Getting Real - What I Learned from 37signals
Published on Mar 10, 2024
Start out by solving your own problems, by scratching your own itch.
I read Getting Real while thinking through a few business ideas. The book is short and blunt - it doesn’t hedge. What follows is my distillation, with the questions I asked myself as I worked through each section.
The Idea
Build something you personally need. If you’re solving your own problem, you already understand it better than any market research will tell you. You’ll know when the solution feels right.
- Define a one-line vision. It forces clarity and becomes the filter for every decision after.
- Find your enemy. Who are you building against? What does the obvious solution get wrong? That gap is your positioning.
- Bootstrap if you can. Outside money changes the relationship to the work. You’re no longer building to solve the problem - you’re building to hit returns on someone else’s timeline. Constraints, including financial ones, tend to produce better decisions than abundance does.
Questions to ask:
- What is the problem? Do you have personal experience with it?
- Why does your product exist, and what makes it different?
- Who are the customers who share your vision of it?
- Who is your enemy, and why would you pick a fight with them?
- Can this be bootstrapped, or does it require outside money? If the latter - why?
The MVP
Ship the smallest thing that works. Then cut it further.
The longer a product takes to build, the less likely it is to launch. Scope creep isn’t just a project management problem - it’s a motivation problem. Every feature you add before launch is a reason to delay.

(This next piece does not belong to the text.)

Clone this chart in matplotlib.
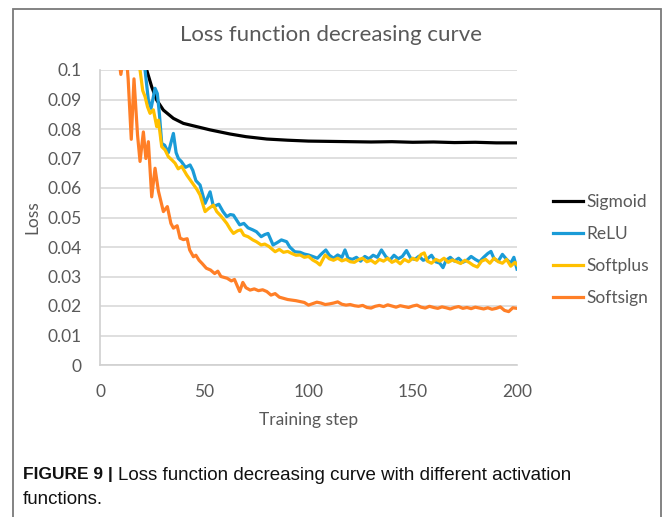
import matplotlib
matplotlib.use("Agg")
import matplotlib.pyplot as plt
from matplotlib.patches import Rectangle
from matplotlib import font_manager

# ---- data ----
sigmoid_x = [18, 22.4, 24.8, 27.2, 30.4, 35.2, 40, 46.4, 52.8, 62.4, 70, 80, 90, 100,
             110, 120, 130, 140, 150, 160, 170, 180, 190, 200]
sigmoid_y = [0.115, 0.1, 0.0943, 0.0898, 0.0864, 0.0836, 0.0819, 0.0808, 0.0797, 0.0783,
             0.0774, 0.0766, 0.0762, 0.0759, 0.0758, 0.0757, 0.0756, 0.0757, 0.0755, 0.0756,
             0.0754, 0.0755, 0.0753, 0.0753]

relu_x = [18, 21.6, 23.2, 24.5, 26.4, 27.5, 28.5, 29.6, 31, 32.8, 35.2, 36.5, 37.6, 39, 41,
          43.2, 44.5, 46, 48, 50.4, 52.8, 54.4, 57, 59, 60.8, 62.5, 64, 67, 69, 71, 73.3, 75,
          77.3, 79, 80.6, 83, 85, 87, 89.5, 91, 93.4, 96, 98, 100, 102, 104.3, 106, 108.3,
          110, 112, 114, 116, 117.5, 119, 121, 123, 125, 127, 129, 131, 133, 135, 137, 139,
          141, 143, 145, 147, 149, 151, 153, 155, 157, 159, 161, 163, 164.5, 166, 168, 170,
          172, 174, 176, 178, 180, 182, 184, 186, 187.5, 189, 191, 193, 195, 197, 198.5, 200]
relu_y = [0.115, 0.1, 0.0898, 0.087, 0.0938, 0.092, 0.085, 0.0751, 0.0745, 0.072, 0.0785,
          0.072, 0.070, 0.069, 0.067, 0.0678, 0.066, 0.0625, 0.061, 0.0548, 0.0587, 0.0537,
          0.0545, 0.052, 0.0503, 0.051, 0.0508, 0.0475, 0.048, 0.0465, 0.0458, 0.0452, 0.0435,
          0.0442, 0.0446, 0.0407, 0.0415, 0.0424, 0.0418, 0.040, 0.0384, 0.0382, 0.0376,
          0.0373, 0.0368, 0.0362, 0.0375, 0.039, 0.0372, 0.0362, 0.0373, 0.0365, 0.039,
          0.0362, 0.0358, 0.0365, 0.0352, 0.0368, 0.036, 0.0372, 0.0365, 0.039, 0.0368,
          0.0355, 0.0372, 0.036, 0.0368, 0.0388, 0.0362, 0.0358, 0.0369, 0.0355, 0.036,
          0.0372, 0.035, 0.0345, 0.033, 0.0355, 0.0365, 0.0352, 0.0362, 0.0348, 0.0355,
          0.0368, 0.0358, 0.035, 0.0365, 0.0378, 0.0385, 0.036, 0.0352, 0.0375, 0.0358,
          0.0345, 0.0365, 0.0325]

softplus_x = [17, 19.2, 20.5, 21.6, 22.8, 24, 25.6, 27.2, 28, 28.8, 29.6, 31.2, 32.8, 34.5,
              36, 37.5, 39.2, 41.6, 43, 45, 46.5, 48, 50.4, 52, 54.4, 56, 58, 60.8, 62.5, 64,
              66, 67.5, 69, 71, 73.3, 75, 77.3, 79, 81, 84, 86, 88, 90, 92, 94, 96, 98, 100,
              102, 104, 105.5, 108, 110, 112, 114, 116, 118, 120, 122, 124, 126, 128, 130,
              132, 134, 136, 138, 140, 142, 144, 146, 148, 150, 152, 154, 155.5, 157, 159,
              161, 163, 165, 167, 169, 171, 173, 175, 177, 179, 181, 183, 185, 187, 189, 191,
              193, 195, 197, 199, 200]
softplus_y = [0.115, 0.1, 0.093, 0.091, 0.0875, 0.0853, 0.0865, 0.0808, 0.083, 0.0785, 0.074,
              0.0729, 0.0706, 0.0695, 0.0684, 0.0665, 0.0673, 0.0644, 0.063, 0.061, 0.0595,
              0.0576, 0.052, 0.053, 0.0542, 0.052, 0.0505, 0.048, 0.046, 0.0446, 0.0455,
              0.0458, 0.044, 0.0435, 0.0424, 0.0418, 0.0407, 0.041, 0.0402, 0.0384, 0.0392,
              0.0382, 0.0385, 0.0378, 0.0372, 0.0373, 0.0365, 0.0368, 0.0356, 0.0348, 0.0339,
              0.0373, 0.036, 0.0355, 0.0362, 0.0353, 0.0358, 0.035, 0.0348, 0.0357, 0.0362,
              0.035, 0.0355, 0.0345, 0.0358, 0.0352, 0.0362, 0.0348, 0.0355, 0.0343, 0.0358,
              0.035, 0.0362, 0.0355, 0.0375, 0.038, 0.0352, 0.0345, 0.0358, 0.0352, 0.0362,
              0.0348, 0.0356, 0.035, 0.0344, 0.0355, 0.0348, 0.0338, 0.0332, 0.0352, 0.0358,
              0.0345, 0.0362, 0.035, 0.0345, 0.0358, 0.0335, 0.0348, 0.034]

softsign_x = [9, 10, 11, 12.5, 13.5, 15, 16.3, 18, 19.2, 20.8, 22, 23.2, 24.8, 26.4, 28,
              30.4, 32.3, 34, 35.2, 37, 38.4, 40, 41.8, 43, 44.8, 46, 47.5, 49, 51, 53, 55,
              56.5, 58, 61, 63, 64.5, 67, 68.5, 70, 72, 74, 76, 78, 80, 82, 84, 86, 88, 90,
              92, 94, 96, 98, 100, 102, 104, 106, 108, 110, 112, 114, 116, 118, 120, 122, 124,
              126, 128, 130, 132, 134, 136, 138, 140, 142, 144, 146, 148, 150, 152, 154, 156,
              158, 160, 162, 164, 166, 168, 170, 172, 174, 176, 178, 180, 182, 184, 186, 188,
              190, 192, 194, 196, 198, 200]
softsign_y = [0.104, 0.0985, 0.103, 0.106, 0.097, 0.0765, 0.097, 0.078, 0.069, 0.079, 0.070,
              0.0757, 0.057, 0.0667, 0.059, 0.052, 0.0537, 0.048, 0.0464, 0.0472, 0.043,
              0.0425, 0.0428, 0.039, 0.0367, 0.0372, 0.0355, 0.0344, 0.0328, 0.0322, 0.031,
              0.0318, 0.030, 0.0294, 0.0285, 0.029, 0.0249, 0.028, 0.0262, 0.0254, 0.0258,
              0.0252, 0.0255, 0.0249, 0.0237, 0.0242, 0.023, 0.0226, 0.0222, 0.022, 0.0218,
              0.0215, 0.0212, 0.0203, 0.0208, 0.0213, 0.021, 0.0205, 0.0207, 0.021, 0.0214,
              0.0206, 0.0203, 0.0205, 0.0201, 0.0199, 0.0202, 0.0195, 0.0193, 0.0199, 0.0202,
              0.0198, 0.0204, 0.02, 0.0196, 0.0201, 0.0198, 0.0195, 0.02, 0.0203, 0.0196,
              0.0193, 0.0199, 0.0195, 0.0192, 0.0197, 0.0194, 0.019, 0.0195, 0.0198, 0.0192,
              0.0195, 0.0191, 0.0196, 0.0193, 0.019, 0.0194, 0.0189, 0.0192, 0.0197, 0.0185,
              0.0181, 0.0194, 0.0192]

series = [
    ("Sigmoid", sigmoid_x, sigmoid_y, "#000000"),
    ("ReLU", relu_x, relu_y, "#1A9BD7"),
    ("Softplus", softplus_x, softplus_y, "#FFC000"),
    ("Softsign", softsign_x, softsign_y, "#FF7F27"),
]
y_ticks = [0, 0.01, 0.02, 0.03, 0.04, 0.05, 0.06, 0.07, 0.08, 0.09, 0.1]
y_tick_labels = ["0", "0.01", "0.02", "0.03", "0.04", "0.05", "0.06", "0.07", "0.08", "0.09", "0.1"]
x_ticks = [0, 50, 100, 150, 200]


def pick_font(names):
    have = {f.name for f in font_manager.fontManager.ttflist}
    for n in names:
        if n in have:
            return n
    return "DejaVu Sans"


chart_font = pick_font(["Lato", "Open Sans", "DejaVu Sans"])
cap_font = pick_font(["Liberation Sans Narrow", "Liberation Sans", "DejaVu Sans"])
grey = "#595959"

W, H = 663, 517
fig = plt.figure(figsize=(W / 100, H / 100), dpi=100)

# outer frame
fig.patches.append(Rectangle((13 / W, -0.05), 648 / W, 1.05 - 9 / H,
                             transform=fig.transFigure, fill=False,
                             edgecolor="#7a7a7a", linewidth=1.3))

ax = fig.add_axes([100 / W, 152 / H, 417 / W, 295 / H])
for name, xs, ys, c in series:
    ax.plot(xs, ys, color=c, lw=2.3, label=name, solid_joinstyle="round")

ax.set_xlim(0, 200)
ax.set_ylim(0, 0.1)
ax.set_yticks(y_ticks)
ax.set_yticklabels(y_tick_labels)
ax.set_xticks(x_ticks)
ax.grid(axis="y", color="#D9D9D9", lw=1.2)
ax.set_axisbelow(True)
for s in ["top", "right"]:
    ax.spines[s].set_visible(False)
for s in ["left", "bottom"]:
    ax.spines[s].set_color("#D0D0D0")
    ax.spines[s].set_linewidth(1.2)
ax.tick_params(length=0, labelsize=12.5, labelcolor=grey)
for lab in ax.get_yticklabels() + ax.get_xticklabels():
    lab.set_family(chart_font)
ax.tick_params(axis="y", pad=13.5)
ax.tick_params(axis="x", pad=14)
ax.set_xlabel("Training step", fontsize=12.5, color=grey, family=chart_font)
ax.set_ylabel("Loss", fontsize=12.5, color=grey, family=chart_font)
ax.xaxis.set_label_coords(0.5, (365 - 420) / 295)
ax.xaxis.label.set_va("center")
ax.yaxis.set_label_coords((32 - 100) / 417, 0.5)
ax.yaxis.label.set_va("center")

fig.text(0.5, 1 - 35 / H, "Loss function decreasing curve", ha="center", va="center",
         fontsize=16, color=grey, family=chart_font)

leg = fig.legend(loc="upper left", bbox_to_anchor=(553 / W, 1 - 194 / H), frameon=False,
                 borderpad=0, borderaxespad=0, handlelength=1.75, handletextpad=0.17,
                 labelspacing=0.92, prop={"family": chart_font, "size": 12.5})
for t in leg.get_texts():
    t.set_color(grey)

r = fig.canvas.get_renderer()
cap_y = 1 - 475 / H
bold = fig.text(23 / W, cap_y, "FIGURE 9 |", ha="left", va="center", fontsize=12.5,
                weight="bold", family=cap_font, color="#111111")
bx = bold.get_window_extent(r).x1
fig.text((bx + 5) / W, cap_y, "Loss function decreasing curve with different activation",
         ha="left", va="center", fontsize=13.5, family=cap_font, color="#111111")
fig.text(23 / W, 1 - 500 / H, "functions.", ha="left", va="center", fontsize=13.5,
         family=cap_font, color="#111111")

fig.savefig("out.png", dpi=100)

- Set a deadline and a budget. Never extend either - cut scope instead.
- Write less code. Every line you write has to be read, maintained, and eventually changed.
- Do less than your competitors. A focused product beats a bloated one.
- A team of three is enough for a first version: a designer, a programmer, and someone who handles everything else. If you need more than three, you’re either building too much or have the wrong people.
Questions to ask:
- What are the minimum features the first version needs to work?
- Can you cut any of them and still have something worth shipping?
The Product
Simple products are easier to change. And you will need to change - your first assumptions will be wrong in ways you can’t predict.
- Less code means fewer bugs, less maintenance, and more time. This is arithmetic, not philosophy.
- Build for the problem you have now, not the scale you hope to have later. Premature optimization is how you end up rebuilding everything before you have users.
- Every configuration option is a decision you’re pushing onto the user. Make the decision yourself.
The Process
Work in short cycles. Ship something real regularly - it keeps the work honest and the feedback loop short.
- Break large tasks into small ones. Work on one at a time.
- Prioritize as you go. You’ll have better information later than you do now, so make decisions late.
- Meetings are expensive. A one-hour meeting with five people costs five hours of work.
- Don’t be precious about the first version. You’re going to revisit it. Ship it, learn from it, improve it.
- When the deadline arrives, cut features - never cut the deadline.
The Features
Every feature has a cost beyond the initial build. It has to be designed, developed, tested, documented, supported, and maintained. That cost compounds.
- Make features earn their place. The default answer to a feature request is no.
- Don’t add features because your competitors have them. Build what your vision requires.
- When users request something, read it, then wait. If it’s genuinely important, it comes up again. If it doesn’t, it probably wasn’t.
Questions to ask:
- Does this feature directly serve the vision?
- Does it change how users behave, or how you operate? If neither, skip it.
The Users
Find a niche and serve it well rather than trying to build for everyone. A product that does one thing exceptionally for a specific group of people is more valuable than one that does many things adequately for nobody in particular.
- Err in favour of your users when there’s doubt.
- Communicate regularly and personally. Users who feel heard stay.
The Team
A good team member knows what matters without being told. They can distinguish between the urgent and the important, make decisions independently, and aren’t waiting for permission to solve problems.
If you have to micromanage someone, that’s a hiring problem, not a management one.
Questions to ask:
- Will the vision motivate the team to keep coming back?
- Are people making decisions on their own, or waiting to be told what to do?
The through-line across all of it: build less, ship sooner, stay close to the problem. The book is available to read free at gettingreal.37signals.com.